Pursuing a national vision for a prosperous Virgin Islands means adopting an understanding of the country’s capital mix – land, human resources, and technology- its wealth generating assets, as the tool of change.
GDP is insufficient as a measure of productivity in an economy. Productivity – the human effort in the capital mix- drives the specific outcomes that achieves a country’s vision.
Now, GDP – Gross Domestic Product- is a useful economic measure. GDP measures output in terms of all of the products and services of the various sectors of the economy. GDP is the value of all the goods and services produced in the Virgin Islands in a single year. GDP evaluates economic cycles and activities within a fixed period. GDP compares present and past economic cycles, and then economists and statisticians evaluate that information in an attempt to answer specific questions and offer reasons to why the economy behaves in a specific manner.
However, GDP does not measure a country’s wealth generating assets, only the products generated by a country’s capital mix.
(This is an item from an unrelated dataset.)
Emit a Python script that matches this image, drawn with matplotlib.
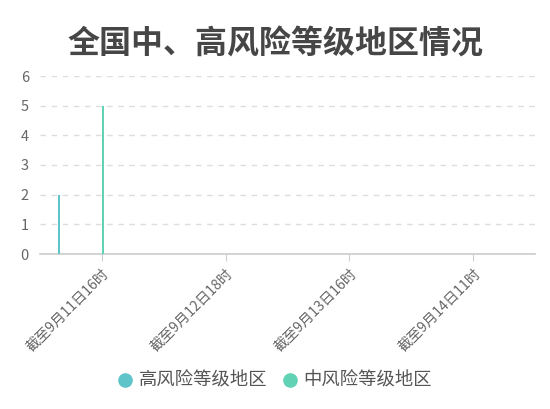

Productivity on the other hand, speaks to the human effort in producing goods and services. Productivity is the human element in the capital mix. GDP and productivity are different things, albeit both subjects link to each other.
Now, how do the value and supply chains – the flow of the capital mix- of each economic sector affect GDP? GDP is not the measure of productivity in an economy, as GDP fails to measure sufficiently the intangible – invisible- resources that drive wealth such as culture, learning and human effort.
One measure of Productivity is national output divided by labor hours. However, this measure is uncertain and ambiguous in my opinion. This is a traditional productivity measure that does not evaluate productivity sufficiently enough to make the measure meaningful.
Then there are the asymmetric – external- factors that hinder a labor force no matter how efficient the symmetry – straight-line order- in the value supply chains. Asymmetric factors such as poor weather, fiscal and monetary anomalies, and war, stifle GDP. That does not mean the workforce of the country is inefficient. Ukraine is an example of asymmetric factors devastating the economy.
GDP measures the total value of products and services produced in the Virgin Islands in terms of revenue only; however, GDP cannot measure productivity effectively, even with knowledge of hours worked in relation to GDP and the unique culture of the workforce.
Productivity is more than rent or revenue earned from this or that economic sector of the Virgin Islands over a specific period. Productivity is the human effort that drives up or down the country’s GDP: its prosperity. Productivity is action focused on achieving specific economic outcomes.
Pursuing productivity is more important to achieving prosperity than simply gazing at increasing GDP.